*What is being asked:*
Pick out all lines in the listing holding the string "page" and copy them.

─── Supplied material ───

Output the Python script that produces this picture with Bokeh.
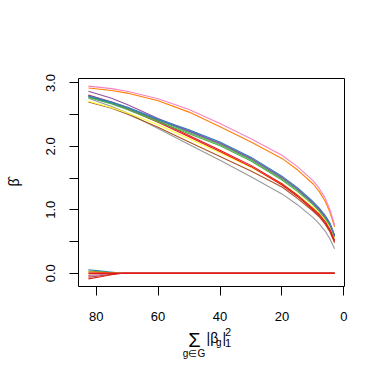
import math
from bokeh.plotting import figure
from bokeh.models import Range1d, FixedTicker, CustomJSTickFormatter, Label
from bokeh.embed import file_html
from bokeh.resources import INLINE

# ---- data ----
x_path = [82.5, 75, 70, 60, 50, 40, 30, 20, 15, 10, 8, 6, 4.5, 3]
pink    = [2.95, 2.91, 2.87, 2.75, 2.58, 2.36, 2.12, 1.86, 1.68, 1.46, 1.34, 1.18, 1.00, 0.76]
orange  = [2.92, 2.88, 2.84, 2.72, 2.54, 2.31, 2.07, 1.81, 1.63, 1.41, 1.29, 1.13, 0.96, 0.73]
blue    = [2.80, 2.70, 2.62, 2.43, 2.26, 2.07, 1.83, 1.53, 1.35, 1.13, 1.03, 0.91, 0.79, 0.60]
blue2   = [2.79, 2.69, 2.61, 2.42, 2.24, 2.05, 1.81, 1.51, 1.33, 1.11, 1.01, 0.89, 0.78, 0.59]
green   = [2.78, 2.68, 2.60, 2.41, 2.22, 2.03, 1.79, 1.49, 1.31, 1.10, 1.00, 0.88, 0.77, 0.58]
green2  = [2.77, 2.67, 2.58, 2.39, 2.20, 2.01, 1.77, 1.47, 1.29, 1.08, 0.98, 0.86, 0.75, 0.57]
purple  = [2.87, 2.76, 2.66, 2.44, 2.24, 2.05, 1.81, 1.51, 1.33, 1.11, 1.01, 0.89, 0.78, 0.59]
red     = [2.81, 2.70, 2.61, 2.40, 2.17, 1.94, 1.70, 1.41, 1.23, 1.02, 0.93, 0.81, 0.69, 0.52]
red2    = [2.80, 2.68, 2.59, 2.38, 2.15, 1.92, 1.68, 1.39, 1.21, 1.00, 0.91, 0.79, 0.67, 0.50]
yellow  = [2.71, 2.61, 2.53, 2.34, 2.12, 1.90, 1.67, 1.41, 1.24, 1.04, 0.95, 0.84, 0.72, 0.56]
brown   = [2.70, 2.60, 2.51, 2.30, 2.07, 1.84, 1.61, 1.36, 1.18, 0.98, 0.89, 0.77, 0.65, 0.48]
gray    = [2.76, 2.63, 2.53, 2.28, 2.03, 1.78, 1.52, 1.25, 1.08, 0.88, 0.78, 0.66, 0.54, 0.385]

x_zero = [82.5, 79, 76, 73, 71, 3]
z_blue   = [0.055, 0.037, 0.020, 0.006, 0.0, 0.0]
z_green  = [0.035, 0.024, 0.013, 0.004, 0.0, 0.0]
z_orange = [0.020, 0.014, 0.007, 0.002, 0.0, 0.0]
z_yellow = [-0.015, -0.010, -0.005, -0.002, 0.0, 0.0]
z_purple = [-0.035, -0.024, -0.013, -0.004, 0.0, 0.0]
z_pink   = [-0.050, -0.034, -0.018, -0.005, 0.0, 0.0]
z_brown  = [-0.065, -0.044, -0.024, -0.007, 0.0, 0.0]
z_red    = [-0.090, -0.061, -0.033, -0.010, 0.0, 0.0]
x_flat = [82.5, 3]
flat_red = [0.0, 0.0]

x_ticks = [0, 20, 40, 60, 80]
y_ticks = [0.0, 0.5, 1.0, 1.5, 2.0, 2.5, 3.0]

C = dict(red="#E41A1C", blue="#377EB8", green="#4DAF4A", purple="#984EA3",
         orange="#FF7F00", yellow="#FFFF33", brown="#A65628", pink="#F781BF",
         gray="#999999")

X0, X1 = 85.7, -0.2
Y0, Y1 = -0.21, 3.07
FW, FH = 266, 208
BL, BT = 78, 78

p = figure(frame_width=FW, frame_height=FH, output_backend="svg", toolbar_location=None,
           x_range=Range1d(X0, X1), y_range=Range1d(Y0, Y1),
           min_border_left=BL, min_border_top=BT, min_border_right=32, min_border_bottom=90)
p.background_fill_color = "white"
p.border_fill_color = "white"
p.outline_line_color = "black"
p.outline_line_width = 1
p.grid.visible = False

FONT = "Liberation Sans"
for ax in (p.xaxis[0], p.yaxis[0]):
    ax.axis_line_color = None
    ax.major_tick_line_color = "black"
    ax.major_tick_in = 0
    ax.major_tick_out = 9
    ax.minor_tick_line_color = None
    ax.major_label_text_font = FONT
    ax.major_label_text_font_size = "13px"
    ax.major_label_text_color = "black"
p.xaxis.major_label_standoff = 16
p.yaxis.major_label_standoff = 14

p.xaxis.ticker = FixedTicker(ticks=x_ticks)
p.yaxis.ticker = FixedTicker(ticks=y_ticks)
p.yaxis.formatter = CustomJSTickFormatter(
    code="return (Math.abs(tick - Math.round(tick)) < 1e-9) ? tick.toFixed(1) : '';")
p.yaxis.major_label_orientation = "vertical"

paths = [("gray", gray), ("brown", brown), ("yellow", yellow), ("red", red2),
         ("red", red), ("green", green2), ("green", green), ("blue", blue2),
         ("purple", purple), ("blue", blue), ("orange", orange), ("pink", pink)]
for c, ys in paths:
    p.line(x_path, ys, line_color=C[c], line_width=1.1)

zeros = [("blue", z_blue), ("green", z_green), ("orange", z_orange), ("yellow", z_yellow),
         ("purple", z_purple), ("pink", z_pink), ("brown", z_brown), ("red", z_red)]
for c, ys in zeros:
    p.line(x_zero, ys, line_color=C[c], line_width=1.1)
p.line(x_flat, flat_red, line_color=C["red"], line_width=1.5)

# ---- axis titles (picture pixel positions -> data coords) ----
def dx(px):
    return X0 - (px - BL) * (X0 - X1) / FW

def dy(py):
    return Y0 + ((BT + FH) - py) * (Y1 - Y0) / FH

def lab(text, px, py, size, side, align="left", angle=0.0):
    p.add_layout(Label(x=dx(px), y=dy(py), text=text, text_font=FONT,
                       text_font_size=size, text_align=align, text_baseline="middle",
                       angle=angle, text_color="black"), side)

lab("\u03b2\u0302", 13, 182, "14px", "left", align="center", angle=math.pi / 2)
lab("\u03a3", 194, 339, "20px", "below", align="center")
lab("g\u2208G", 193.5, 352.5, "10px", "below", align="center")
lab("|\u03b2", 206, 337, "14px", "below")
lab("g", 215.5, 341.5, "10px", "below")
lab("|", 222, 337, "14px", "below")
lab("2", 224.5, 331, "11px", "below")
lab("1", 224.5, 342.8, "11px", "below")

open("out.html", "w").write(file_html(p, INLINE))
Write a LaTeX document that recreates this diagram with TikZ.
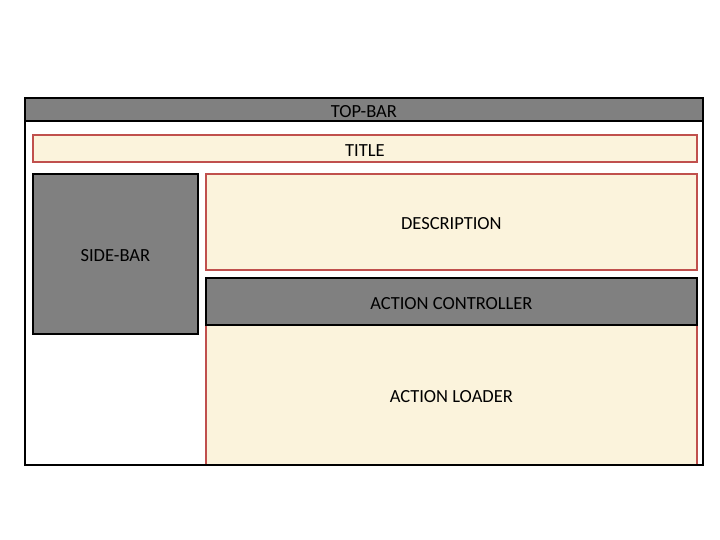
\documentclass[tikz,border=0pt]{standalone}
\usepackage{fontspec}
\setmainfont{Carlito}
\definecolor{panelgray}{HTML}{808080}
\definecolor{panelred}{HTML}{C0504D}
\definecolor{panelcream}{HTML}{FBF3DC}
\tikzset{
  block/.style={anchor=north west, inner sep=0pt, align=center, text height=16pt, text depth=0pt, font=\fontsize{18.5}{21}\selectfont},
  darkblock/.style={block, draw=black, line width=1.8pt, fill=panelgray},
  lightblock/.style={block, draw=panelred, line width=1.7pt, fill=panelcream},
  frame/.style={anchor=north west, inner sep=0pt, draw=black, line width=1.8pt}
}

\begin{document}
\begin{tikzpicture}[x=1pt,y=-1pt]
\useasboundingbox (0,0) rectangle (720,540);
\node[lightblock, minimum width=491pt, minimum height=140pt] (loader) at (205,324) {ACTION LOADER};
\node[lightblock, minimum width=491pt, minimum height=96pt] (desc) at (205,173) {DESCRIPTION};
\node[darkblock, minimum width=491pt, minimum height=47pt] (ctrl) at (205,277) {ACTION CONTROLLER};
\node[darkblock, minimum width=165pt, minimum height=160pt] (side) at (32,173) {SIDE-BAR};
\node[lightblock, minimum width=664pt, minimum height=27pt] (title) at (32,134) {TITLE};
\node[frame, minimum width=678pt, minimum height=367pt] (page) at (24,97) {};
\node[darkblock, minimum width=678pt, minimum height=23pt] (top) at (24,97) {TOP-BAR};
\end{tikzpicture}
\end{document}
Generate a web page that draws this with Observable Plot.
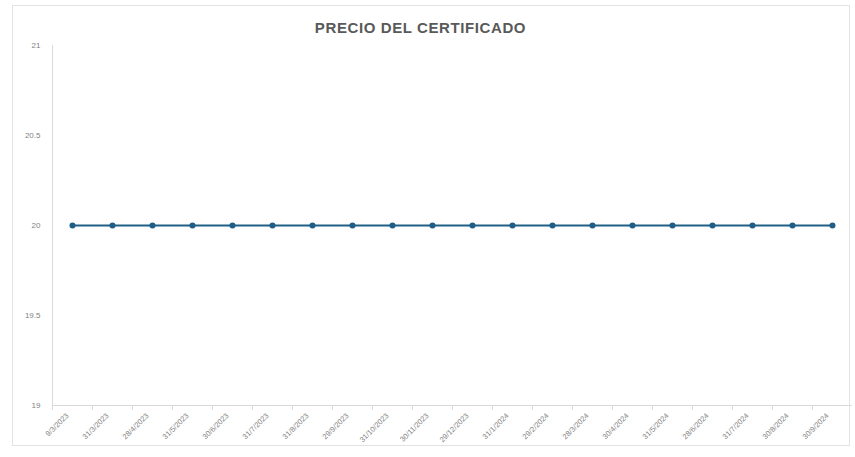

───

*Finished answer:*
\node[frame, minimum width=678pt, minimum height=367pt] (page) at (24,97) {};
Generate a web page that draws this with Observable Plot.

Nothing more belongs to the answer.